Why Passive Voice Hurts Your Writing
- It is wordier. Passive constructions add helper verbs and "by" phrases, inflating word count without adding meaning.
- It hides responsibility. "Mistakes were made" dodges the question of who made them — readers notice the evasion.
- It is harder to scan. Readers process active sentences faster, which lifts dwell time and engagement signals search engines care about.
- It weakens calls to action. "Get started today" beats "Getting started can be done today" every time.
How to Find Passive Voice
1. Look for "to be" plus a past participle
Scan for is/are/was/were/be/been/being followed by a verb ending in "-ed" or an irregular participle like written, built, or chosen. That two-word fingerprint catches the vast majority of passive sentences. A passive voice checker automates this so you do not have to read line by line.
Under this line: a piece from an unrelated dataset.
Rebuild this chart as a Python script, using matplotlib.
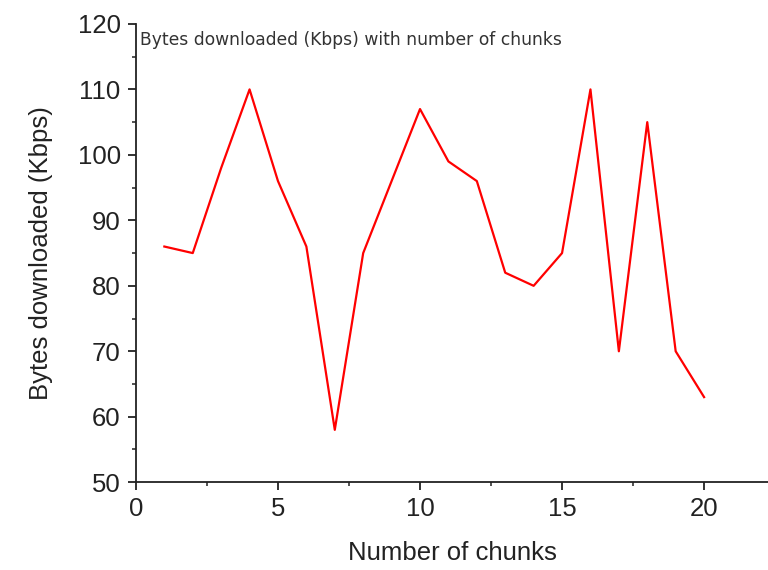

2. Try the "by zombies" test
If you can add "by zombies" after the verb and the sentence still makes grammatical sense, it is passive. "The feature was shipped by zombies" works, so it is passive. "The team shipped the feature by zombies" does not, so it is active.
3. Flag long sentences at the same time
Passive voice and runaway length often travel together. Sentences over about 25 words force readers to slow down and re-read. Flagging both at once — as this tool does — gives you a fast, prioritized edit list.
How to Fix Passive Voice
Name the actor and move it to the front
Find who or what performs the action and make it the subject. "The email was sent by Sarah" becomes "Sarah sent the email." If the original sentence hides the actor, you may need to add one — that extra clarity is usually an improvement.
Choose a stronger verb
Passive sentences lean on weak "to be" verbs. Replacing "was responsible for managing" with "managed" removes the passivity and three words in one move.
Know when passive is the right call
Passive voice is not always wrong. Use it when the actor is unknown ("The store was robbed overnight"), irrelevant ("The samples were refrigerated"), or when you deliberately want to emphasize the receiver ("Our customers are valued"). Aim to keep passive sentences under 10% of your total — not zero.
Passive Voice Best Practices
- Target under 10% passive sentences for web copy, blog posts, and marketing pages.
- Keep most sentences under 20–25 words so passive constructions do not compound length problems.
- Edit in two passes: one for passive voice, one for sentence length. Fixing one often fixes the other.
- Read flagged sentences aloud — if you stumble, your reader will too.
- Leave intentional passives in place when the actor truly does not matter.
Expert Tips
Name the actor, move it first
The fastest fix for passive voice is to find who performs the action and make it the subject. "The email was sent by Sarah" becomes "Sarah sent the email" — shorter, clearer, and more confident.
Edit in two quick passes
Run one pass for passive voice and one for sentence length. They reinforce each other: shortening a bloated sentence often removes the passive construction hiding inside it.
Frequently Asked Questions
What is a passive voice checker?
A passive voice checker scans your text for sentences built from a "to be" verb plus a past participle, then flags each one along with its percentage of the total. This tool also highlights the exact passive phrase and marks overly long sentences, so you get a prioritized edit list in seconds.
Is passive voice always bad?
No. Passive voice is the right choice when the actor is unknown, unimportant, or when you want to emphasize the thing receiving the action. The goal is to use it deliberately and sparingly — generally under 10% of sentences — rather than by accident.
How much passive voice is acceptable?
For most web and marketing content, keep passive sentences under 10% of the total. Academic and scientific writing tolerates more, but even there, active voice usually reads better. This tool grades your text on that 10% benchmark.
Does passive voice affect SEO?
Not directly, but it affects the signals that do. Clear, active, scannable writing keeps readers on the page longer and improves engagement metrics. It also reads better in featured snippets and AI Overviews, where concise, direct sentences win.